Health Secretary Matt Hancock has called for inducting more external business leaders as well as clinicians in NHS leadership roles.
He said he wants to improve training and development, learning from the military, business organisations and the education sector, during a speech at the King’s Fund following the publication of Sir Ron Kerr’s review into empowering leaders in the NHS.
Hancock called on NHS leaders to lead by example to create a culture where their staff feel safe to speak out about mistakes, and where everyone understands the benefits of using new technology in healthcare.
“We need to equip staff all across the NHS with the right skills to constantly innovate and continuously realise the benefits that technology such as genomics, AI and digital medicines will provide. That starts with the right skills and capability in management and leadership,” he said.
Hancock also spoke about the need to improve diversity in NHS leadership.
NHS Confederation, which represents organisations across the healthcare sector, welcomed Hancock’s suggestion to incorporate more leaders from other industries and the ranks of clinicians.

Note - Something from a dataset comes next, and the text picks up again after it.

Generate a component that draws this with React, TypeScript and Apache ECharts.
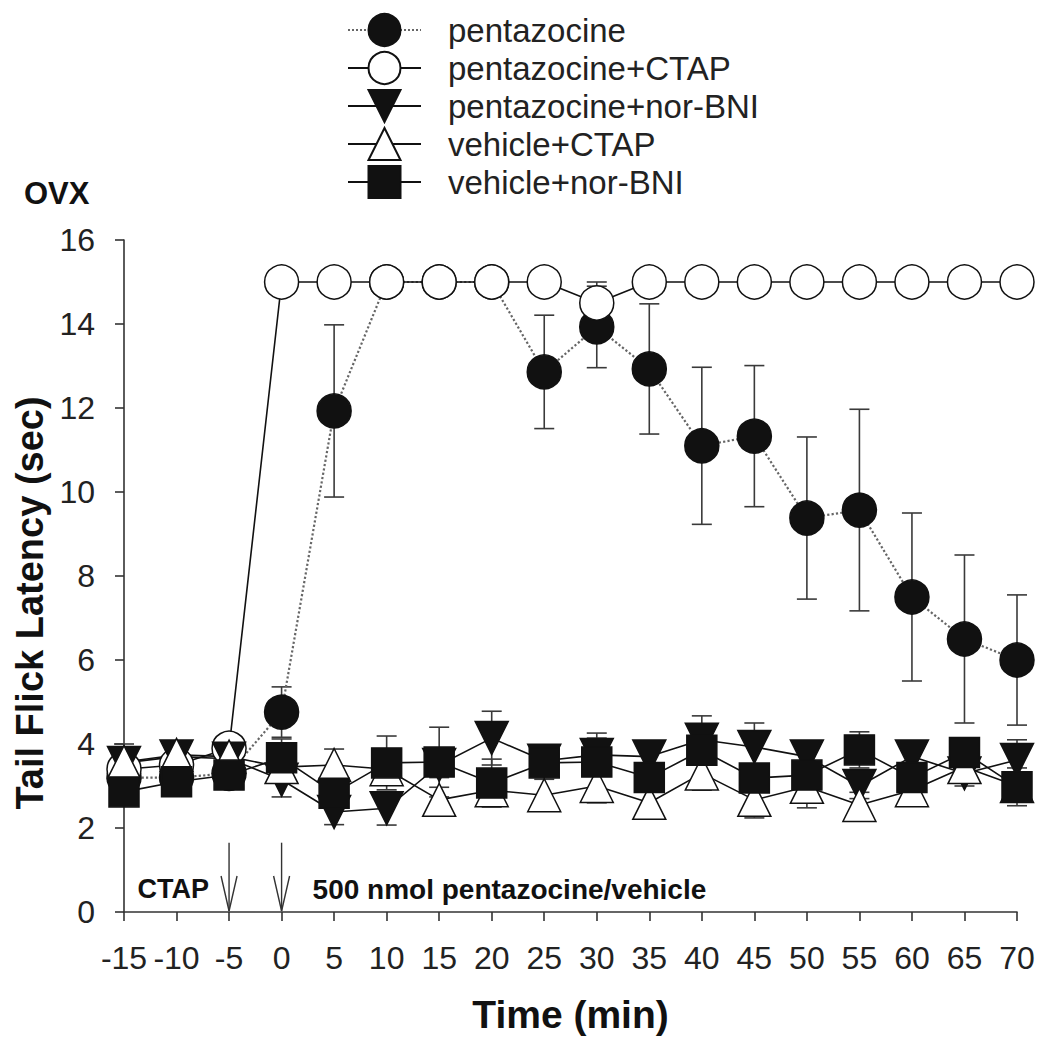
import React, { useEffect, useRef } from "react";
import * as echarts from "echarts";

const times = [-15, -10, -5, 0, 5, 10, 15, 20, 25, 30, 35, 40, 45, 50, 55, 60, 65, 70];

const pentazocine = [3.2, 3.2, 3.3, 4.76, 11.93, 15, 15, 15, 12.86, 13.93, 12.93, 11.1, 11.33, 9.38, 9.57, 7.5, 6.5, 6.0];
const pentazocineSem = [0.3, 0.3, 0.3, 0.6, 2.05, 0, 0, 0, 1.35, 0.97, 1.55, 1.87, 1.68, 1.93, 2.4, 2.0, 2.0, 1.55];

const pentazocineCtap = [3.4, 3.5, 3.9, 15, 15, 15, 15, 15, 15, 14.5, 15, 15, 15, 15, 15, 15, 15, 15];
const pentazocineCtapSem = [0, 0, 0, 0, 0, 0, 0, 0, 0, 0.5, 0, 0, 0, 0, 0, 0, 0, 0];

const pentazocineNorBni = [3.55, 3.7, 3.65, 3.15, 2.38, 2.47, 3.5, 4.14, 3.6, 3.74, 3.7, 4.1, 3.93, 3.7, 3.0, 3.7, 3.3, 3.62];
const pentazocineNorBniSem = [0.3, 0.3, 0.3, 0.41, 0.3, 0.4, 0.3, 0.64, 0.3, 0.4, 0.3, 0.57, 0.57, 0.3, 0.3, 0.3, 0.3, 0.48];

const vehicleCtap = [3.57, 3.74, 3.7, 3.45, 3.5, 3.4, 2.67, 2.9, 2.78, 3.0, 2.6, 3.3, 2.67, 2.98, 2.55, 2.9, 3.45, 3.0];
const vehicleCtapSem = [0.43, 0.3, 0.3, 0.3, 0.38, 0.3, 0.3, 0.3, 0.38, 0.4, 0.3, 0.4, 0.43, 0.5, 0.3, 0.3, 0.3, 0.3];

const vehicleNorBni = [2.86, 3.1, 3.26, 3.67, 2.83, 3.55, 3.57, 3.07, 3.55, 3.57, 3.2, 3.85, 3.19, 3.26, 3.86, 3.2, 3.8, 2.98];
const vehicleNorBniSem = [0.3, 0.3, 0.3, 0.45, 0.3, 0.64, 0.83, 0.57, 0.3, 0.69, 0.3, 0.3, 0.3, 0.3, 0.43, 0.3, 0.3, 0.45];

const seriesNames = ["pentazocine", "pentazocine+CTAP", "pentazocine+nor-BNI", "vehicle+CTAP", "vehicle+nor-BNI"];

const xMin = -15;
const xMax = 70;
const xInterval = 5;
const yMin = 0;
const yMax = 16;
const yInterval = 2;

const arrowTimes = [-5, 0];
const arrowTopValue = 1.65;

const FONT = '"Liberation Sans", Arial, Helvetica, sans-serif';
const INK = "#111";

function errData(vals: number[], sems: number[]) {
  const out: number[][] = [];
  times.forEach((t, i) => {
    if (sems[i] > 0) out.push([t, vals[i] - sems[i], vals[i] + sems[i]]);
  });
  return out;
}

function errSeries(vals: number[], sems: number[]) {
  return {
    type: "custom",
    data: errData(vals, sems),
    encode: { x: 0, y: [1, 2] },
    z: 1,
    silent: true,
    renderItem: (params: any, api: any) => {
      const x = api.value(0);
      const lo = api.coord([x, api.value(1)]);
      const hi = api.coord([x, api.value(2)]);
      const cap = 10;
      const style = { stroke: "#3a3a3a", lineWidth: 1.6 };
      return {
        type: "group",
        children: [
          { type: "line", shape: { x1: hi[0], y1: hi[1], x2: lo[0], y2: lo[1] }, style },
          { type: "line", shape: { x1: hi[0] - cap, y1: hi[1], x2: hi[0] + cap, y2: hi[1] }, style },
          { type: "line", shape: { x1: lo[0] - cap, y1: lo[1], x2: lo[0] + cap, y2: lo[1] }, style },
        ],
      };
    },
  };
}

function lineSeries(name: string, vals: number[], symbol: string, size: number, fill: string, rotate: number, lineType: string, lineColor: string, lineWidth: number) {
  return {
    type: "line",
    name,
    data: times.map((t, i) => [t, vals[i]]),
    symbol,
    symbolSize: size,
    symbolRotate: rotate,
    showAllSymbol: true,
    z: 3,
    lineStyle: { color: lineColor, width: lineWidth, type: lineType },
    itemStyle: { color: fill, borderColor: INK, borderWidth: 1.5, opacity: 1 },
    emphasis: { disabled: true },
  };
}

export default function App() {
  const ref = useRef<HTMLDivElement>(null);

  useEffect(() => {
    if (!ref.current) return;
    const chart = echarts.init(ref.current, undefined, { renderer: "svg" });
    const option: any = {
      animation: false,
      backgroundColor: "#ffffff",
      grid: { left: 124, right: 33, top: 240, bottom: 133 },
      legend: {
        data: seriesNames,
        orient: "vertical",
        left: 347,
        top: 13,
        padding: 0,
        itemWidth: 73,
        itemHeight: 40,
        itemGap: 4,
        selectedMode: false,
        textStyle: { fontFamily: FONT, fontSize: 33, color: "#222", padding: [0, 0, 0, 22] },
      },
      xAxis: {
        type: "value",
        min: xMin,
        max: xMax,
        interval: xInterval,
        name: "Time (min)",
        nameLocation: "middle",
        nameGap: 83,
        nameTextStyle: { fontFamily: FONT, fontSize: 39, fontWeight: "bold", color: INK },
        axisLine: { show: true, onZero: false, lineStyle: { color: "#333", width: 1.6 } },
        axisTick: { show: true, inside: false, length: 9, lineStyle: { color: "#333", width: 1.6 } },
        axisLabel: { fontFamily: FONT, fontSize: 32, color: "#222", margin: 30 },
        splitLine: { show: false },
      },
      yAxis: {
        type: "value",
        min: yMin,
        max: yMax,
        interval: yInterval,
        axisLine: { show: true, onZero: false, lineStyle: { color: "#333", width: 1.6 } },
        axisTick: { show: true, inside: false, length: 9, lineStyle: { color: "#333", width: 1.6 } },
        axisLabel: { fontFamily: FONT, fontSize: 32, color: "#222", margin: 29 },
        splitLine: { show: false },
      },
      series: [
        errSeries(pentazocine, pentazocineSem),
        errSeries(pentazocineCtap, pentazocineCtapSem),
        errSeries(pentazocineNorBni, pentazocineNorBniSem),
        errSeries(vehicleCtap, vehicleCtapSem),
        errSeries(vehicleNorBni, vehicleNorBniSem),
        lineSeries(seriesNames[0], pentazocine, "circle", 34, INK, 0, "dotted", "#666", 2.2),
        lineSeries(seriesNames[1], pentazocineCtap, "circle", 34, "#ffffff", 0, "solid", INK, 1.6),
        lineSeries(seriesNames[2], pentazocineNorBni, "triangle", 33, INK, 180, "solid", INK, 1.6),
        lineSeries(seriesNames[3], vehicleCtap, "triangle", 33, "#ffffff", 0, "solid", INK, 1.6),
        lineSeries(seriesNames[4], vehicleNorBni, "rect", 30, INK, 0, "solid", INK, 1.6),
      ],
    };
    chart.setOption(option);

    const arrows: any[] = [];
    const px = arrowTimes.map((t) => ({
      bottom: chart.convertToPixel({ gridIndex: 0 }, [t, 0]) as number[],
      top: chart.convertToPixel({ gridIndex: 0 }, [t, arrowTopValue]) as number[],
    }));
    px.forEach((p) => {
      const [bx, by] = p.bottom;
      const ty = p.top[1];
      const stroke = { stroke: "#333", lineWidth: 1.4, fill: null };
      arrows.push({ type: "line", shape: { x1: bx, y1: ty, x2: bx, y2: by - 1 }, style: stroke, z: 10 });
      arrows.push({
        type: "polyline",
        shape: { points: [[bx - 8, by - 36], [bx, by - 1], [bx + 8, by - 36]] },
        style: stroke,
        z: 10,
      });
    });
    const yBase = px[0].bottom[1];
    const graphic: any[] = [
      ...arrows,
      {
        type: "text",
        x: px[0].bottom[0] - 20,
        y: yBase - 23,
        style: { text: "CTAP", fontFamily: FONT, fontSize: 27, fontWeight: "bold", fill: INK, align: "right", verticalAlign: "middle" },
        z: 10,
      },
      {
        type: "text",
        x: px[1].bottom[0] + 31,
        y: yBase - 23,
        style: { text: "500 nmol pentazocine/vehicle", fontFamily: FONT, fontSize: 28, fontWeight: "bold", fill: INK, align: "left", verticalAlign: "middle" },
        z: 10,
      },
      {
        type: "text",
        x: 24,
        y: 193,
        style: { text: "OVX", fontFamily: FONT, fontSize: 31, fontWeight: "bold", fill: INK, align: "left", verticalAlign: "middle" },
        z: 10,
      },
      {
        type: "text",
        x: 30,
        y: 603,
        rotation: Math.PI / 2,
        style: { text: "Tail Flick Latency (sec)", fontFamily: FONT, fontSize: 38, fontWeight: "bold", fill: INK, align: "center", verticalAlign: "middle" },
        z: 10,
      },
    ];
    chart.setOption({ graphic });

    return () => chart.dispose();
  }, []);

  return <div ref={ref} style={{ position: "fixed", left: 0, top: 0, width: 1050, height: 1045 }} />;
}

But, Niall Dickson, its chief executive, pointed out that the crisis at the NHS leadership is that there aren’t enough talented and committed individuals willing to take on these roles.
“We need to acknowledge that and question why,” he said. “At least part of the answer is the culture of the service which is too quick to blame, too slow to support. And some of that comes from the top.”
Dickson noted that a different approach is needed to held NHS leaders accountable “in which the centre issues fewer commands, interferes less, bombards less with requests for information and instead provides encouragement and support beyond the favoured few.”
He said the responsibility to set that tone starts with Health Secretary.
Dickson also held the cuts in continuing professional development and workforce development funding responsible for the issues in training and development of the staff.